His father, Edward Kingman, moved from Newton, Connecticut, in the United States to coastal Cantón Portovelo in El Oro Province, Ecuador, while working for the "South America Development Company". Edward Kingman worked in the mines of Zaruma and was the second person to have an automobile in Quito (the first was Juan Isaac Navarro). Kingman was the younger brother of the renowned painter Eduardo Kingman. Kingman married Gloria Garcés.[2]
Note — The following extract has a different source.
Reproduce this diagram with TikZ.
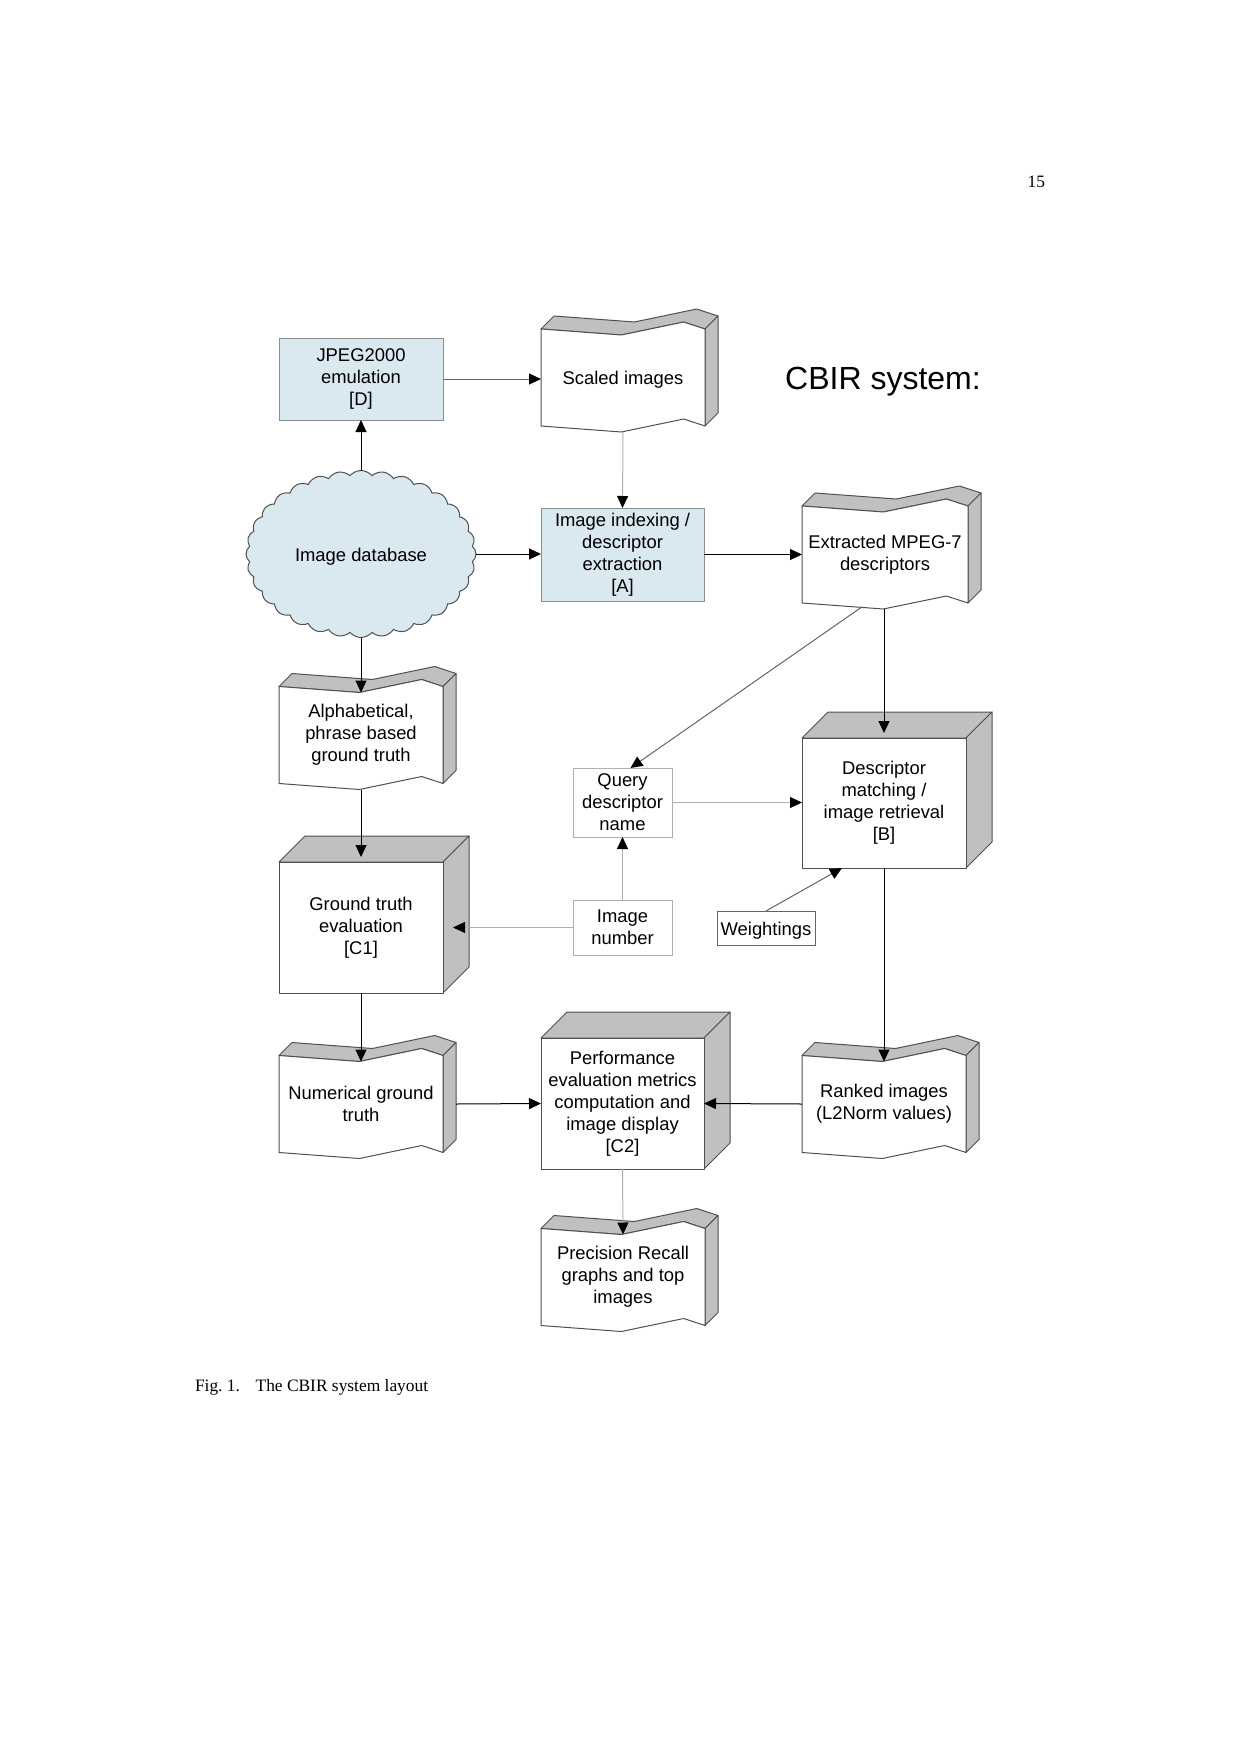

Kingman completed his secondary studies at the Colegio Vicente Rocafuerte of Guayaquil. He has served as a deputy in the Constituent Assembly of 1944, and then in the National Congress of 1948 and 1956 during the presidency of Carlos Julio Arosemena Monroy. He was the General Inspectorate of Ecuador between 1961-1963; the vice director of the Housing Bank between 1964-1968; director of the newspaper La Hora since 1985. He was a founding member of Writers and Artists Union, member of the House of Ecuadorian Culture, and a member of the editorial board of the Library of the Central Bank of Ecuador.[3]
As a teenager he started the first student strike at the Colegio Vicente Rocafuerte, and at the same time began a close friendship with Pedro Jorge Vera and members of the Guayaquil Group, such as Joaquín Gallegos Lara, Demetrio Aguilera Malta, Alfredo Pareja Diezcanseco, José de la Cuadra and Enrique Gil Gilbert.[4]
Kingman is the author of the short story book Comida para locos (Food for the Crazy) (1974), and the novels Dioses, semidioses y astronautas (Gods, Demigods and Astronauts) (1982) and La escoba de la bruja (The Witch's Broom) (2000). Kingman's works have not been translated into English yet.
Kingman was awarded Ecuador's highest honor, The National Prize of Culture "Premio Eugenio Espejo", in 1997.